The electronics industry manufactures the suite of information and communications technologies that harness the processing capacity of semiconductors, or microchips. In practical terms, the core set of electronics industries includes chip design and fabrication, computers, consumer electronics, and communications equipment (e.g., cell phones). The boundaries of the sector could reasonably be drawn to include a range of associated industries such as advanced computer-numeric controlled machinery producers or robotics (though not software) industries that rely substantially on electronic engineering. Advances in electronics have had a pervasive impact on virtually all facets of economic activity over the past 50 years. Given this almost singular importance, the industry has proven especially crucial in driving regional development in the places where it locates. The following paragraphs discuss the industry's evolving spatial dynamics by emphasizing the roles of states, lead firms, and informal routes to skill formation.

Several key patterns define the geographical evolution of the electronics sector. The United States and in particular key regions such as Massachusetts’ Route 128 and California's Silicon Valley are acknowledged as the crucibles of the electronics revolution, their emergence coinciding with the first commercial applications of the transistor in the 1950s. Silicon Valley persists as the world's leading electronics industrial district. It is home to key firms such as Intel, Hewlett-Packard, and Apple and derives additional advantage from its proximity to Stanford University, the sine qua non model for university technology transfer. The positive externalities of Silicon Valley act as a magnet for American and international talent, making it virtually imperative for the world's leading electronics firms to have a presence there too.

Apart from the United States, Japan has been perhaps the biggest foreign beneficiary of the early advances in American electronics technology. Indeed, the transfer of American technology and basic science to Japan, most famously exemplified in Sony's purchase of the Bell Labs/Western Electric transistor technology in 1954, provided the foundations for the Japanese consumer electronics firms, whose brands continue to dominate the industry. More generally, the emergence of Japan signaled the ascendance of East Asia as the center of gravity for electronics manufacturing.

The diffusion of the electronics sector within East Asia reflects shifts in the industry's increasingly elaborate division of labor. Most basically, the electronics industry can be categorized into, on the one hand, high-value-added and specialized functions, such as chip design/production, that require significant economies of scale and state support—capital costs for new chip fabrication plants run upward of $3 billion to $4 billion. On the other hand, more routine functions such as component assembly for consumer electronics are attracted to low-labor-cost locations. An overwhelmingly female labor force persists as the constant characteristic of factories in these latter contexts.

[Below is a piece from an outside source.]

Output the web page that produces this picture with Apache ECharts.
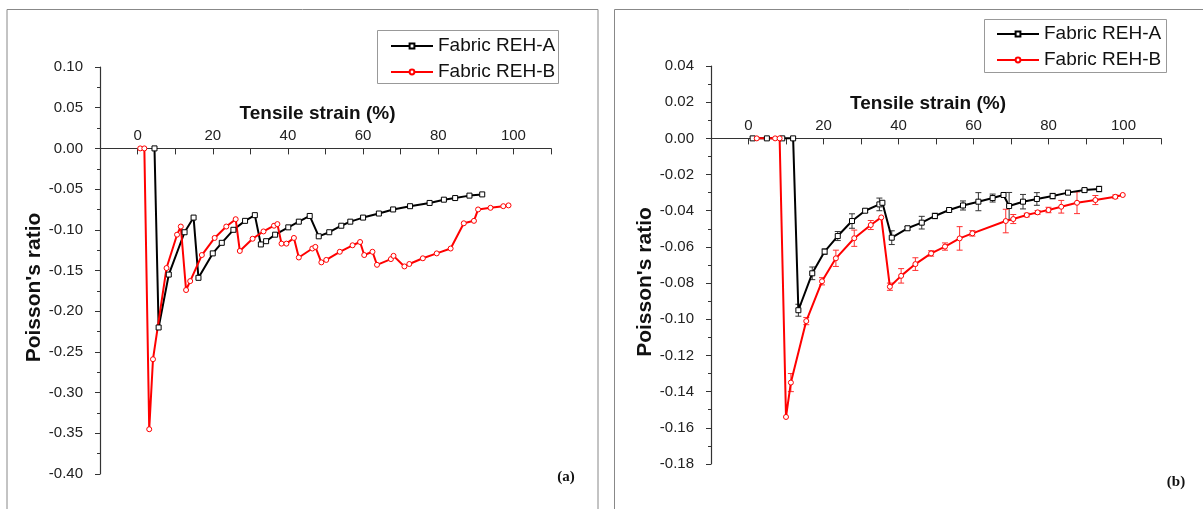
<!DOCTYPE html>
<html>
<head>
<meta charset="utf-8">
<script src="https://cdn.jsdelivr.net/npm/echarts@6/dist/echarts.min.js"></script>
<style>
html, body { margin: 0; padding: 0; background: #fff; }
#chart { width: 1203px; height: 509px; }
</style>
</head>
<body>
<div id="chart"></div>
<script>
// panel (a)
const aStrainA = [4.5, 5.6, 8.3, 12.5, 14.9, 16.2, 20, 22.4, 25.5, 28.6, 31.2, 32.8, 34.2, 36.6, 40.1, 42.9, 45.8, 48.2, 51, 54.2, 56.6, 60, 64.2, 68, 72.5, 77.7, 81.5, 84.5, 88.3, 91.7]
const aRatioA = [0, -0.22, -0.155, -0.103, -0.085, -0.159, -0.129, -0.116, -0.100, -0.089, -0.082, -0.118, -0.114, -0.106, -0.097, -0.090, -0.083, -0.108, -0.103, -0.095, -0.090, -0.085, -0.080, -0.075, -0.071, -0.067, -0.063, -0.061, -0.058, -0.0565]
const aStrainB = [0.7, 1.8, 3.1, 4.1, 7.7, 10.5, 11.5, 12.9, 14, 17.1, 20.5, 23.6, 26.1, 27.2, 30.6, 33.5, 36.3, 37.2, 38.3, 39.6, 41.6, 42.9, 46.5, 47.3, 48.9, 50.2, 53.8, 57.2, 59.2, 60.3, 62.5, 63.7, 67.4, 68.1, 71, 72.3, 75.9, 79.6, 83.3, 86.8, 89.5, 90.6, 93.9, 97.3, 98.7]
const aRatioB = [0, 0, -0.345, -0.259, -0.147, -0.106, -0.096, -0.174, -0.163, -0.131, -0.110, -0.096, -0.087, -0.126, -0.111, -0.102, -0.095, -0.093, -0.117, -0.117, -0.110, -0.134, -0.123, -0.121, -0.140, -0.137, -0.127, -0.119, -0.115, -0.131, -0.127, -0.143, -0.136, -0.132, -0.145, -0.142, -0.135, -0.129, -0.123, -0.092, -0.089, -0.075, -0.073, -0.071, -0.070]

// panel (b)
const bStrainA = [1.1, 4.9, 9, 11.9, 13.3, 17, 20.3, 23.8, 27.6, 31.1, 34.9, 35.7, 38.2, 42.4, 46.2, 49.7, 53.5, 57.2, 61.3, 65.1, 68, 69.5, 73.2, 76.9, 81.1, 85.2, 89.6, 93.5]
const bRatioA = [0, 0, 0, 0, -0.095, -0.0746, -0.0626, -0.054, -0.0457, -0.040, -0.0365, -0.0356, -0.0549, -0.0497, -0.0466, -0.0429, -0.0396, -0.0371, -0.035, -0.033, -0.0313, -0.0374, -0.035, -0.0335, -0.0319, -0.030, -0.0286, -0.028]
const bErrA = [0, 0, 0, 0, 0.0033, 0.0035, 0.0015, 0.0025, 0.004, 0.001, 0.0035, 0, 0.0038, 0.001, 0.0035, 0.0015, 0.001, 0.0025, 0.005, 0.0022, 0, 0.0075, 0.004, 0.0035, 0.0015, 0.001, 0.001, 0.0015]
const bStrainB = [2.2, 7.1, 8.3, 10, 11.3, 15.4, 19.6, 23.3, 28.2, 32.6, 35.4, 37.7, 40.7, 44.5, 48.7, 52.4, 56.3, 59.7, 68.6, 70.6, 74.2, 77.1, 80, 83.4, 87.6, 92.5, 97.8, 99.8]
const bRatioB = [0, 0, 0, -0.154, -0.135, -0.101, -0.079, -0.0663, -0.0552, -0.0479, -0.0437, -0.082, -0.076, -0.0695, -0.0636, -0.0598, -0.0553, -0.0525, -0.0457, -0.0446, -0.0424, -0.0409, -0.0396, -0.0378, -0.0356, -0.0341, -0.0323, -0.0313]
const bErrB = [0, 0, 0, 0, 0.005, 0.002, 0.002, 0.0045, 0.0045, 0.0025, 0, 0.002, 0.004, 0.0035, 0.0015, 0.002, 0.0065, 0.0015, 0.0065, 0.0025, 0.001, 0.001, 0.0015, 0.0035, 0.006, 0.0025, 0.001, 0]

const names = ['Fabric REH-A', 'Fabric REH-B']
const font = 'Liberation Sans, Arial, sans-serif'

function pairs (xs, ys, es) {
	return xs.map((x, i) => es ? [x, ys[i], es[i]] : [x, ys[i]])
}

function errorBar (params, api) {
	const x = api.value(0), y = api.value(1), e = api.value(2)
	if (!e) return null
	const top = api.coord([x, y + e]), bot = api.coord([x, y - e])
	const w = 3
	const style = { stroke: api.visual('color'), lineWidth: 1 }
	return {
		type: 'group',
		children: [
			{ type: 'line', shape: { x1: top[0], y1: top[1], x2: bot[0], y2: bot[1] }, style },
			{ type: 'line', shape: { x1: top[0] - w, y1: top[1], x2: top[0] + w, y2: top[1] }, style },
			{ type: 'line', shape: { x1: bot[0] - w, y1: bot[1], x2: bot[0] + w, y2: bot[1] }, style }
		]
	}
}

// x axis sits on the zero line: top axis pushed down into the grid
function xAxis (idx, offset) {
	return {
		type: 'value', gridIndex: idx, position: 'top', offset: offset,
		min: -10, max: 110, interval: 10,
		name: 'Tensile strain (%)', nameLocation: 'middle', nameGap: 25,
		nameTextStyle: { fontFamily: font, fontSize: 19, fontWeight: 'bold', color: '#111', padding: [0, 16, 0, 0] },
		axisLine: { onZero: false, lineStyle: { color: '#333', width: 1.2 } },
		axisTick: { inside: true, length: 6, lineStyle: { color: '#333' } },
		axisLabel: {
			margin: 5, fontFamily: font, fontSize: 15, color: '#222',
			formatter: v => (v >= 0 && v % 20 === 0) ? String(v) : ''
		},
		splitLine: { show: false }
	}
}

function yAxis (idx, min, max, step) {
	return {
		type: 'value', gridIndex: idx, min: min, max: max, interval: step,
		name: "Poisson's ratio", nameLocation: 'middle', nameGap: 55, nameRotate: 90,
		nameTextStyle: { fontFamily: font, fontSize: 21, fontWeight: 'bold', color: '#111', padding: [0, 34, 0, 0] },
		axisLine: { show: true, onZero: false, lineStyle: { color: '#333', width: 1.2 } },
		axisTick: { length: 5, lineStyle: { color: '#333' } },
		minorTick: { show: true, splitNumber: 2, length: 3, lineStyle: { color: '#333' } },
		axisLabel: {
			margin: 17, fontFamily: font, fontSize: 15, color: '#222',
			formatter: v => Math.abs(v) < 1e-9 ? '0.00' : v.toFixed(2)
		},
		splitLine: { show: false }
	}
}

function lineSeries (name, idx, data, color, symbol) {
	return {
		name: name, type: 'line', xAxisIndex: idx, yAxisIndex: idx, data: data,
		symbol: symbol, symbolSize: 5, showAllSymbol: true,
		lineStyle: { color: color, width: 2 },
		itemStyle: { color: '#fff', borderColor: color, borderWidth: 1 },
		z: 3
	}
}

function errSeries (idx, data, color) {
	return {
		type: 'custom', xAxisIndex: idx, yAxisIndex: idx, data: data,
		renderItem: errorBar, itemStyle: { color: color }, silent: true, z: 2
	}
}

function legend (left, top) {
	return {
		data: names, orient: 'vertical', left: left, top: top, padding: 0,
		itemWidth: 42, itemHeight: 6, itemGap: 6, selectedMode: false,
		textStyle: { fontFamily: font, fontSize: 19, lineHeight: 20, color: '#111' }
	}
}

let myCharts = echarts.init(document.getElementById('chart'))

myCharts.setOption({
	backgroundColor: '#fff',
	animation: false,
	grid: [
		{ left: 100, top: 67, width: 451, height: 407 },
		{ left: 711, top: 66, width: 450, height: 398 }
	],
	xAxis: [xAxis(0, -81.4), xAxis(1, -72.4)],
	yAxis: [yAxis(0, -0.4, 0.1, 0.05), yAxis(1, -0.18, 0.04, 0.02)],
	legend: [legend(390, 36), legend(996, 24)],
	series: [
		lineSeries(names[0], 0, pairs(aStrainA, aRatioA), '#000', 'rect'),
		lineSeries(names[1], 0, pairs(aStrainB, aRatioB), '#ff0000', 'circle'),
		errSeries(1, pairs(bStrainA, bRatioA, bErrA), '#333'),
		errSeries(1, pairs(bStrainB, bRatioB, bErrB), '#ff3030'),
		lineSeries(names[0], 1, pairs(bStrainA, bRatioA), '#000', 'rect'),
		lineSeries(names[1], 1, pairs(bStrainB, bRatioB), '#ff0000', 'circle')
	],
	graphic: [
		{ type: 'rect', shape: { x: 7, y: 9.5, width: 591, height: 520 }, style: { fill: 'none', stroke: '#888', lineWidth: 1 }, silent: true },
		{ type: 'rect', shape: { x: 614.5, y: 9.5, width: 600, height: 520 }, style: { fill: 'none', stroke: '#888', lineWidth: 1 }, silent: true },
		{ type: 'rect', shape: { x: 377.5, y: 30.5, width: 181, height: 53 }, style: { fill: 'none', stroke: '#999', lineWidth: 1 }, silent: true },
		{ type: 'rect', shape: { x: 984.5, y: 19.5, width: 182, height: 53 }, style: { fill: 'none', stroke: '#999', lineWidth: 1 }, silent: true },
		{ type: 'text', x: 566, y: 477, style: { text: '(a)', font: 'bold 15px Liberation Serif, Times New Roman, serif', fill: '#111', align: 'center', verticalAlign: 'middle' }, silent: true },
		{ type: 'text', x: 1176, y: 482, style: { text: '(b)', font: 'bold 15px Liberation Serif, Times New Roman, serif', fill: '#111', align: 'center', verticalAlign: 'middle' }, silent: true }
	]
})
</script>
</body>
</html>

The precise spatial articulation of this division of labor results from the twin motivations of firms and states. Electronics firms generally conduct higher-order functions such as R&D and pilot manufacturing in their home markets. This means that most R&D and patenting in electronics are concentrated in a relatively narrow set of advanced industrial nations with significant basic scientific capabilities (the United States, Japan, Germany, Finland, South Korea, etc.). In contrast, the routine production of electronics that occurs at later stages in the product cycle almost inevitably takes place in lower-cost locations. States that host multinational electronics firms therefore have a powerful incentive to enhance the skills of their workforce so that they can capture the investment of increasingly more sophisticated functions that are likely to spawn a domestic electronics sector.